:: ENTRIES SUPPLIED ::
....
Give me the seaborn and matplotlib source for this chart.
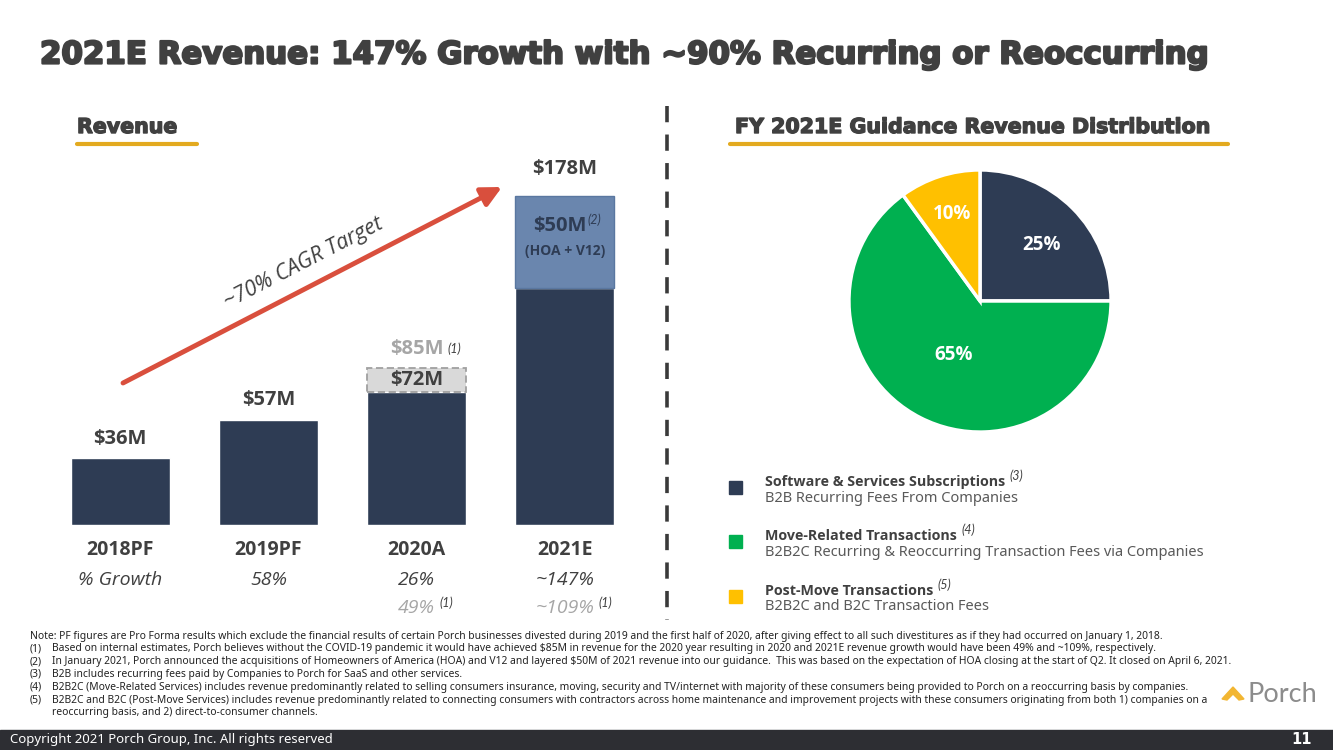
....
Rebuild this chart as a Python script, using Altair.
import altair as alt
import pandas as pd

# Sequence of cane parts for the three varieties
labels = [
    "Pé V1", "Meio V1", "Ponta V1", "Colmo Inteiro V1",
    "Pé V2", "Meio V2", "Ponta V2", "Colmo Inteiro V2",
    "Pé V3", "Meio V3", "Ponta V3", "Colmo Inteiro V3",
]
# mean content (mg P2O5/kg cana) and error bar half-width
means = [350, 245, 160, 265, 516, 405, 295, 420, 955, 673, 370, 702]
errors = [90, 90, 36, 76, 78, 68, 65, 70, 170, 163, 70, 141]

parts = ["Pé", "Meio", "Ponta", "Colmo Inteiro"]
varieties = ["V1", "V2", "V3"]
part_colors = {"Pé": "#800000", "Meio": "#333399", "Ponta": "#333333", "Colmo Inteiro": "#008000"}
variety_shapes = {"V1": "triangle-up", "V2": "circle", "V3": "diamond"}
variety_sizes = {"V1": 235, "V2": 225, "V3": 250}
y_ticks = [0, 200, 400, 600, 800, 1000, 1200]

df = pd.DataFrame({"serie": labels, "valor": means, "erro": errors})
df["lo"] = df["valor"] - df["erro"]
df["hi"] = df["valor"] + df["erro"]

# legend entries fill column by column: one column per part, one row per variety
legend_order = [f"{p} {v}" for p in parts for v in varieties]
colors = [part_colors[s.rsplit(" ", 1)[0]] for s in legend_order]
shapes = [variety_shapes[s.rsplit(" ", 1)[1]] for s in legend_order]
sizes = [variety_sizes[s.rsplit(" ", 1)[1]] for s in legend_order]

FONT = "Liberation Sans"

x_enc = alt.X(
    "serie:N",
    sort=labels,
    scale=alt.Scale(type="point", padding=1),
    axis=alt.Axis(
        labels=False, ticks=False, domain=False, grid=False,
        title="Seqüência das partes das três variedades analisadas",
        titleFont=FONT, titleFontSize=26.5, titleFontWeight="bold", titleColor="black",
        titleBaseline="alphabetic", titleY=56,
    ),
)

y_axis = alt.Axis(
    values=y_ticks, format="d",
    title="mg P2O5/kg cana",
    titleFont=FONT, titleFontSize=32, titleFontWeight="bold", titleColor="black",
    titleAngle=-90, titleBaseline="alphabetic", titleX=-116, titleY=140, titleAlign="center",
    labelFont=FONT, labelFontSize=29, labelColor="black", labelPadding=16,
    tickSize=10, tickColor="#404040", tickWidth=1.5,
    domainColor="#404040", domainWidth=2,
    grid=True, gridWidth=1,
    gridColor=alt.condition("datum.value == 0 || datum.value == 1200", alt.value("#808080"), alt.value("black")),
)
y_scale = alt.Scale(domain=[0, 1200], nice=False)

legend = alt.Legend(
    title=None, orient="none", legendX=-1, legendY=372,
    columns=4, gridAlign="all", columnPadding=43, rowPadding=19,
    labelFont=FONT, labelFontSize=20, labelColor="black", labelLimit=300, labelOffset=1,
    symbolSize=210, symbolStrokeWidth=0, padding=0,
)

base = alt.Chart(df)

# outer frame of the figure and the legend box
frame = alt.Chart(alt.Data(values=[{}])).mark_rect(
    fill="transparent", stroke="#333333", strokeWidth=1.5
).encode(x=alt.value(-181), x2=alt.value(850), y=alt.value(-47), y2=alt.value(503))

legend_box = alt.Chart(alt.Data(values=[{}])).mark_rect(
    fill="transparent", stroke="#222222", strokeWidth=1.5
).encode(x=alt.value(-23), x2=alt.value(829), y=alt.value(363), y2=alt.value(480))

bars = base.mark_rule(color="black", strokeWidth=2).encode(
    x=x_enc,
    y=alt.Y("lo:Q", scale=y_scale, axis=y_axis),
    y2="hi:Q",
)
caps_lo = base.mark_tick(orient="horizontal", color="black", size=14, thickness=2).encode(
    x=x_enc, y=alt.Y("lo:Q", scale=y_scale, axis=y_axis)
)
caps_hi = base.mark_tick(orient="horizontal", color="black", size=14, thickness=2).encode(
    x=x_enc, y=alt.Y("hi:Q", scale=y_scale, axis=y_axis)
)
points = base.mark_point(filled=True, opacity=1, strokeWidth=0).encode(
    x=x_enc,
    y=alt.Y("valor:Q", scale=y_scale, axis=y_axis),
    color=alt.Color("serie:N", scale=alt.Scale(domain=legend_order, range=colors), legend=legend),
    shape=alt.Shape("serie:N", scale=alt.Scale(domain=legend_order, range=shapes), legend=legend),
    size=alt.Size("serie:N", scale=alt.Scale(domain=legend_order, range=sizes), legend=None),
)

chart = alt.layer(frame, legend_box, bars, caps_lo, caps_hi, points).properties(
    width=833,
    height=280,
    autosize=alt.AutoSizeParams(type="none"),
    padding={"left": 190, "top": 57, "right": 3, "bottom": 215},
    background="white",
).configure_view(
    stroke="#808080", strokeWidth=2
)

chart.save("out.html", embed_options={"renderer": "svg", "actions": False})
....
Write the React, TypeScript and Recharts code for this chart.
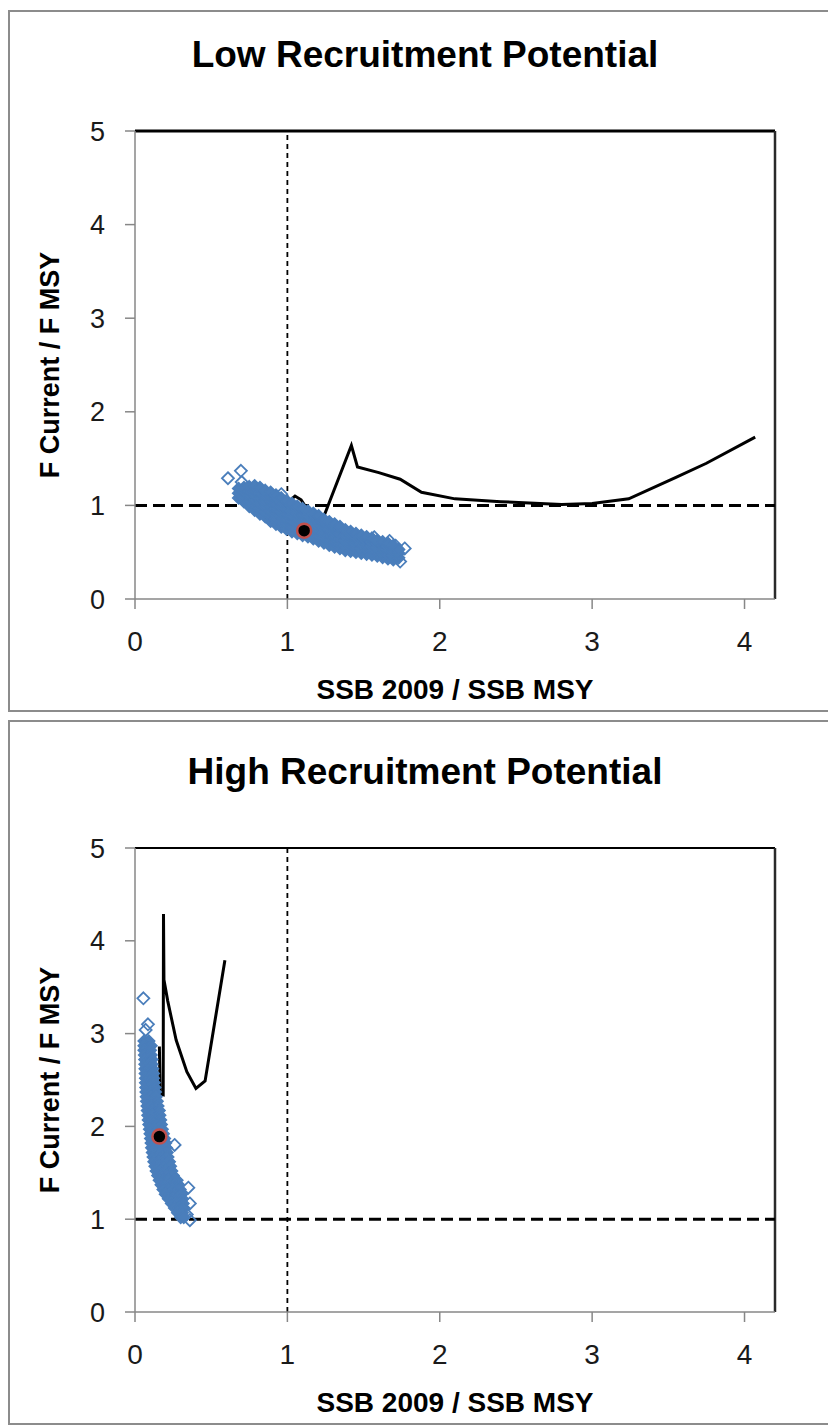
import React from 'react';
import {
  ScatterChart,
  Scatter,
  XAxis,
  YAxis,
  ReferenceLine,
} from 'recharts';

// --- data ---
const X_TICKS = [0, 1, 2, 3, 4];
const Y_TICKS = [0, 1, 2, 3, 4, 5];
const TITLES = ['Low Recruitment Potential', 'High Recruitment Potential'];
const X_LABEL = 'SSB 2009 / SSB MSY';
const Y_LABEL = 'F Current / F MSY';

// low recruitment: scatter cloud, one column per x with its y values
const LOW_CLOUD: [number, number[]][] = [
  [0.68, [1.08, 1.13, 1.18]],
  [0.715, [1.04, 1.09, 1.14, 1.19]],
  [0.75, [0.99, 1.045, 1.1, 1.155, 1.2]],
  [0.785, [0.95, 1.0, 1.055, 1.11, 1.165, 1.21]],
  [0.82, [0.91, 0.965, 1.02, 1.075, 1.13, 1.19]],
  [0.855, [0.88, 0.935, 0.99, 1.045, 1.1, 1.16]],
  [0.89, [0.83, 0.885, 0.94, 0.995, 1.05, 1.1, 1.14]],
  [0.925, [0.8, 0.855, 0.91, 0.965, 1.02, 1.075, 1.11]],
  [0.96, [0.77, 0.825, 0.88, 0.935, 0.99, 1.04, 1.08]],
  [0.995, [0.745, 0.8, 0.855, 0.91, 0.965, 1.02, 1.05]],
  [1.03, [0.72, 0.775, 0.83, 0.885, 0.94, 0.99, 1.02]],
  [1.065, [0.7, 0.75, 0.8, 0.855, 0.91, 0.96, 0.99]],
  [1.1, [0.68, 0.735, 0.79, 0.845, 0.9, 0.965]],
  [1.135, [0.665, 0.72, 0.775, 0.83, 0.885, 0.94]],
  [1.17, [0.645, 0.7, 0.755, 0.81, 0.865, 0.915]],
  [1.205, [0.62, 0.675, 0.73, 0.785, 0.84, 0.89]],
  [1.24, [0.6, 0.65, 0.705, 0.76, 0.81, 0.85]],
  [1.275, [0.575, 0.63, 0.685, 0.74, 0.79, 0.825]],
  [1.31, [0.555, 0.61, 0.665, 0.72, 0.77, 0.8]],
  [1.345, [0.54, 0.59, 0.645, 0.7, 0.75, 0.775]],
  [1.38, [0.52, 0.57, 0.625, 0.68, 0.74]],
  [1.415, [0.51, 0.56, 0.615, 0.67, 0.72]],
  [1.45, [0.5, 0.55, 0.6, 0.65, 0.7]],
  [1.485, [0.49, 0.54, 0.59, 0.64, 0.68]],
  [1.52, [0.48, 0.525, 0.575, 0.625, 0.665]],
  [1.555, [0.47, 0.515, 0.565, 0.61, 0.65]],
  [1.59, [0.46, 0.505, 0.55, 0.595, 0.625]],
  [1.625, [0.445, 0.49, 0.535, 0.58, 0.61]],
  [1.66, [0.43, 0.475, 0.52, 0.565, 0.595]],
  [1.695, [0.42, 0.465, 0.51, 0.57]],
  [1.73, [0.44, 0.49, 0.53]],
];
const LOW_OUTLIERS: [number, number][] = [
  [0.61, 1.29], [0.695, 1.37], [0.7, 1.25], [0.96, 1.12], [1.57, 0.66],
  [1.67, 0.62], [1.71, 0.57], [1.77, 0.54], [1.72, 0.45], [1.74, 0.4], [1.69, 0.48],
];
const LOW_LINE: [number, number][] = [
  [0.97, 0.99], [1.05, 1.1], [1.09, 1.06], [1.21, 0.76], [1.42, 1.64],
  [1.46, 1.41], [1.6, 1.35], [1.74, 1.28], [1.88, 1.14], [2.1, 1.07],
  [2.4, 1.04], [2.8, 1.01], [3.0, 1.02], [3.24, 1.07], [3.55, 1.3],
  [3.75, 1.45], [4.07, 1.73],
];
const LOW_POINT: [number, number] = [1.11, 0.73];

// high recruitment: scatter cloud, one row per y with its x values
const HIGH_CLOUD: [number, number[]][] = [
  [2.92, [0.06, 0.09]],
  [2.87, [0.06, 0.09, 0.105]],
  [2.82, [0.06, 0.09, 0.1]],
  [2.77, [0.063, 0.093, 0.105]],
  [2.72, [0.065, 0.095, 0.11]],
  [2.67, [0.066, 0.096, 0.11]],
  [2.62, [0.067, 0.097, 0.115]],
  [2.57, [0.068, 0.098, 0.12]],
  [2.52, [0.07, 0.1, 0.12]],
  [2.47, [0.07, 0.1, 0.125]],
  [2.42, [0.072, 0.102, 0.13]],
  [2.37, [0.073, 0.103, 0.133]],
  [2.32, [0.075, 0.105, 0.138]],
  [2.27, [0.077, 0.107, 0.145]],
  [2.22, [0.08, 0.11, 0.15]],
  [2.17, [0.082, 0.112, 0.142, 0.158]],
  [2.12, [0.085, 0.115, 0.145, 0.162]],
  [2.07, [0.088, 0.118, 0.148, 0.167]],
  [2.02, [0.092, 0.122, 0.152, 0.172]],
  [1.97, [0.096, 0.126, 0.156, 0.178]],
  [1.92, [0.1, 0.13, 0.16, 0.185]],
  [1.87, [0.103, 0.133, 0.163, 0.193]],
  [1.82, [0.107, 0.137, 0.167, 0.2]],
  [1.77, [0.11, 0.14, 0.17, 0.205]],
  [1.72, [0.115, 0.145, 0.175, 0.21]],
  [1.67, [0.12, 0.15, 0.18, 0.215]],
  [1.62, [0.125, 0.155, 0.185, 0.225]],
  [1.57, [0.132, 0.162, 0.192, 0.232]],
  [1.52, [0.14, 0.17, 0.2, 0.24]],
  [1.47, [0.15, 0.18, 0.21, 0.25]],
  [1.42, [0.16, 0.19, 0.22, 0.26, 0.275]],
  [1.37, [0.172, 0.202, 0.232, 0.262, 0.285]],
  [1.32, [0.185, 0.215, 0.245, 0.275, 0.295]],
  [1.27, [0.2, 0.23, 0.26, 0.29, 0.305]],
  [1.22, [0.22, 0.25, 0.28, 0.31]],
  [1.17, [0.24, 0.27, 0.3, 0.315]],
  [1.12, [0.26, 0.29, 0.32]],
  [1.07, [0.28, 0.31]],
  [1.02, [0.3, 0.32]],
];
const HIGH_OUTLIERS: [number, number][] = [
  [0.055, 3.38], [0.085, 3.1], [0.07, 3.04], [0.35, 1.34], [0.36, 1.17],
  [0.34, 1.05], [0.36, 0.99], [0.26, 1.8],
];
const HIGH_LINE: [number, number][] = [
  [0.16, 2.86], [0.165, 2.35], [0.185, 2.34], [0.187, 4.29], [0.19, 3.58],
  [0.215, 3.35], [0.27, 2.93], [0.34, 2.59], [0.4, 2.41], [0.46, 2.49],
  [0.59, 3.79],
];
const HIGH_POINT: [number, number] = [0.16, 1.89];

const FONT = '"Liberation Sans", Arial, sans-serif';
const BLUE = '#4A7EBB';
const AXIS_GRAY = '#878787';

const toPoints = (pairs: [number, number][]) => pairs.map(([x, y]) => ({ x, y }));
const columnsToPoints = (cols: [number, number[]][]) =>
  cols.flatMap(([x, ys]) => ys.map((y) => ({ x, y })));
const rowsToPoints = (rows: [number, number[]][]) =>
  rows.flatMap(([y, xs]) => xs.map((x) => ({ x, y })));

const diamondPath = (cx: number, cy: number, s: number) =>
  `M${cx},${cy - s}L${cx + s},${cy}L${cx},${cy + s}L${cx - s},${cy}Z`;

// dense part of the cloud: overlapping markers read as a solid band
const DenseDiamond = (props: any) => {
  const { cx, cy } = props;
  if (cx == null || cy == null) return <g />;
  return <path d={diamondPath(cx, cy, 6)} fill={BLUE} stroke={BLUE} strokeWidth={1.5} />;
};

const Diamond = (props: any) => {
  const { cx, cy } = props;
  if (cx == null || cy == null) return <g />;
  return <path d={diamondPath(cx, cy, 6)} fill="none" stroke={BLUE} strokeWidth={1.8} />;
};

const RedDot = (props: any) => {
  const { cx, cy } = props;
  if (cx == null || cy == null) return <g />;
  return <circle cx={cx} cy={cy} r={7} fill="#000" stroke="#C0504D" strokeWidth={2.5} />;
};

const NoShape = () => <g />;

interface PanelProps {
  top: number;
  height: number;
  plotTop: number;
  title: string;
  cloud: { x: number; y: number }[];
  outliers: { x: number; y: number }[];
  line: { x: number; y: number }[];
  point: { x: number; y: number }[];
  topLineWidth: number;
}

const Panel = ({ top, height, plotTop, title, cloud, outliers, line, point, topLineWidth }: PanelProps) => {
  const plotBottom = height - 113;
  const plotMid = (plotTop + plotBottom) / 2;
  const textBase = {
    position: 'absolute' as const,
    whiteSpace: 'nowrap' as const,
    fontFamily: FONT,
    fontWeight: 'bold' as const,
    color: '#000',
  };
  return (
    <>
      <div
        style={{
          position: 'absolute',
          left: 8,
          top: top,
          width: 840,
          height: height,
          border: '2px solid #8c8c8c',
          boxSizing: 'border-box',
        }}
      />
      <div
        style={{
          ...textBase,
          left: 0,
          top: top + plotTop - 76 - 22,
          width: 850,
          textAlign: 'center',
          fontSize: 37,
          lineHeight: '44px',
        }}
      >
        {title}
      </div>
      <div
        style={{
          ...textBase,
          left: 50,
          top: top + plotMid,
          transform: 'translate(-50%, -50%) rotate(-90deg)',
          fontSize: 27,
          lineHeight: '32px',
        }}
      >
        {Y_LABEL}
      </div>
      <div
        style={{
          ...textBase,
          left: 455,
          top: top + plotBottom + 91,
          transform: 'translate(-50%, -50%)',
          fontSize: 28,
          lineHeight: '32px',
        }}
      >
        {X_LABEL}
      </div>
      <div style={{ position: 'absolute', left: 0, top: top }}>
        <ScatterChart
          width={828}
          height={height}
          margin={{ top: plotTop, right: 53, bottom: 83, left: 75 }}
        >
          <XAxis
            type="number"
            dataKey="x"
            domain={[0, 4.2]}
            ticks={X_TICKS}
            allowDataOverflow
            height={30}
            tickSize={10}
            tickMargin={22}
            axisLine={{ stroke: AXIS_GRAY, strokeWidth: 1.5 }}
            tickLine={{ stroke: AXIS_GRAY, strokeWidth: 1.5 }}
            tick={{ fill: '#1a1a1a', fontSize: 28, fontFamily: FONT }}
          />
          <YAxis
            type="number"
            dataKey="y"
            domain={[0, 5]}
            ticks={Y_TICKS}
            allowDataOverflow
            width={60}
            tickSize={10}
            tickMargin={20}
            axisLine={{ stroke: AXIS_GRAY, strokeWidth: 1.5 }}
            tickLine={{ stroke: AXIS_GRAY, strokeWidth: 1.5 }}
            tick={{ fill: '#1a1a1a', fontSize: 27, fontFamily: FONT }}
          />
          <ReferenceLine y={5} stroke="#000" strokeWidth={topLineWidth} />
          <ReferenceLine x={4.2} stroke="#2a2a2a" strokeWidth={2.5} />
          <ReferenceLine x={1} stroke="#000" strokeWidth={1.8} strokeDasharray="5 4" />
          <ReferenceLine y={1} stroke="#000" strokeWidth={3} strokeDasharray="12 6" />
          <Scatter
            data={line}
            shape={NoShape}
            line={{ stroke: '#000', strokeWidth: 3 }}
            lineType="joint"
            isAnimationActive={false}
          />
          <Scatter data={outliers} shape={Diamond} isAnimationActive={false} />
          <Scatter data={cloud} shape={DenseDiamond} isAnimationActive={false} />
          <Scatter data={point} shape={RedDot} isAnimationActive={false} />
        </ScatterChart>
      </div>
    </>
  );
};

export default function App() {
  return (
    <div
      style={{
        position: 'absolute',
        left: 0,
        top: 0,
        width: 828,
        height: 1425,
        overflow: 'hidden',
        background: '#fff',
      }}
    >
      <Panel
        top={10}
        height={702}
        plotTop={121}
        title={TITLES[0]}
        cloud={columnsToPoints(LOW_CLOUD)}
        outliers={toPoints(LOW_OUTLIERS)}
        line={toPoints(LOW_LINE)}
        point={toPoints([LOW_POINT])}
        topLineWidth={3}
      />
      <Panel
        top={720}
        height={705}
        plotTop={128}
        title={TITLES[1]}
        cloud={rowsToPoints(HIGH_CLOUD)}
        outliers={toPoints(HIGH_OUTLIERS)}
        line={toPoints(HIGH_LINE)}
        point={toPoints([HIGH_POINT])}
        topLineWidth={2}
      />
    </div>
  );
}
....
:: TASK DIRECTIONS ::
Leave the pictures aside and restate exactly the lines from the one containing "Write the React, TypeScript" to the one containing "const Y_LABEL = 'F Current / F MSY';", those two lines included.

:: RESULT OF THE TASK ::
Write the React, TypeScript and Recharts code for this chart.
import React from 'react';
import {
  ScatterChart,
  Scatter,
  XAxis,
  YAxis,
  ReferenceLine,
} from 'recharts';

// --- data ---
const X_TICKS = [0, 1, 2, 3, 4];
const Y_TICKS = [0, 1, 2, 3, 4, 5];
const TITLES = ['Low Recruitment Potential', 'High Recruitment Potential'];
const X_LABEL = 'SSB 2009 / SSB MSY';
const Y_LABEL = 'F Current / F MSY';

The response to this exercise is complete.